Nucléaire : l’innovation au cœur de la reconquête ?
Depuis plusieurs années, l’atome a mauvaise presse en France. A l’heure du numérique et de l’open innovation, la filière nucléaire parvient-elle à se saisir des nouvelles opportunités qui s’offrent à elle pour redorer son blason et répondre aux défis énergétiques de demain?
Impossible d’y échapper en arpentant les allées des « Electric days » organisés par le groupe EDF à Paris les 24 et 25 janvier derniers : des systèmes intelligents au développement des énergies renouvelables en passant par la smart home, l’innovation et l’open innovation sont au cœur de la stratégie de l’énergéticien français.
L’open innovation ? Cela consiste, pour une entreprise, à s’appuyer sur des forces extérieures pour gagner en efficacité ou pour mieux valoriser les efforts d’innovation fournis en interne.
Le nucléaire à l’heure de l’open innovation
Souffrant d’une image d’industrie fermée, sclérosée ou encore passéiste, la filière nucléaire semble vouloir s’inscrire dans cet effort d’innovation. Au sein de la filière, de nouveaux projets voient le jour, de nouvelles façons de travailler se développent. Concrètement, pour l’exploitant du parc nucléaire français EDF, cet effort passe par l’expertise des métiers du groupe, mais également par l’écosystème de start-ups et d’entreprises innovantes que ce dernier entraine depuis peu dans son sillage.
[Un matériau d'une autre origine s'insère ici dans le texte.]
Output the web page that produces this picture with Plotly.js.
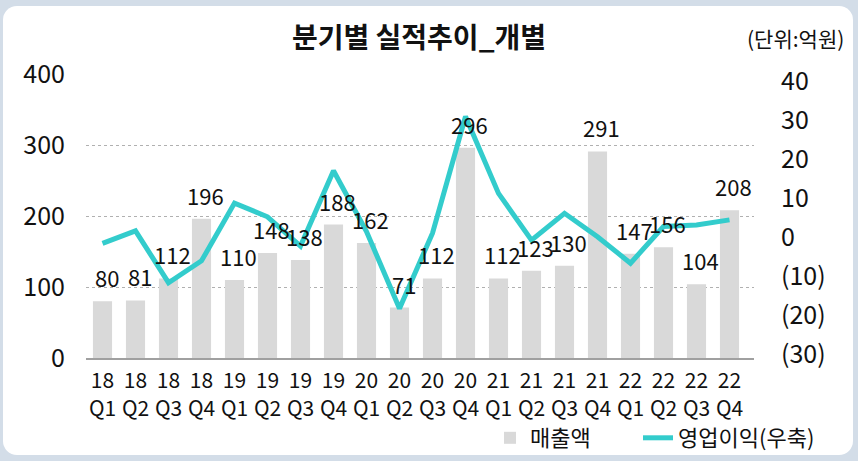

Constructions de nouveaux réacteurs, maintenance ou démantèlement des installations : de nombreuses jeunes pousses travaillent, depuis plusieurs années aux côtés du groupe. C’est par exemple le cas de l’entreprise Key Nuclear, qui propose un système de mesure de chaleur des déchets nucléaires, ou de Perazio Engineering, spécialisée en mesure 3D dans les milieux confinés, à l’image de ceux que l’on retrouve dans les centrales. Grâce aux solutions novatrices proposées par ces start-up, le secteur anticipe les opérations de maintenance et renforce la sécurité de ses sites comme de son personnel.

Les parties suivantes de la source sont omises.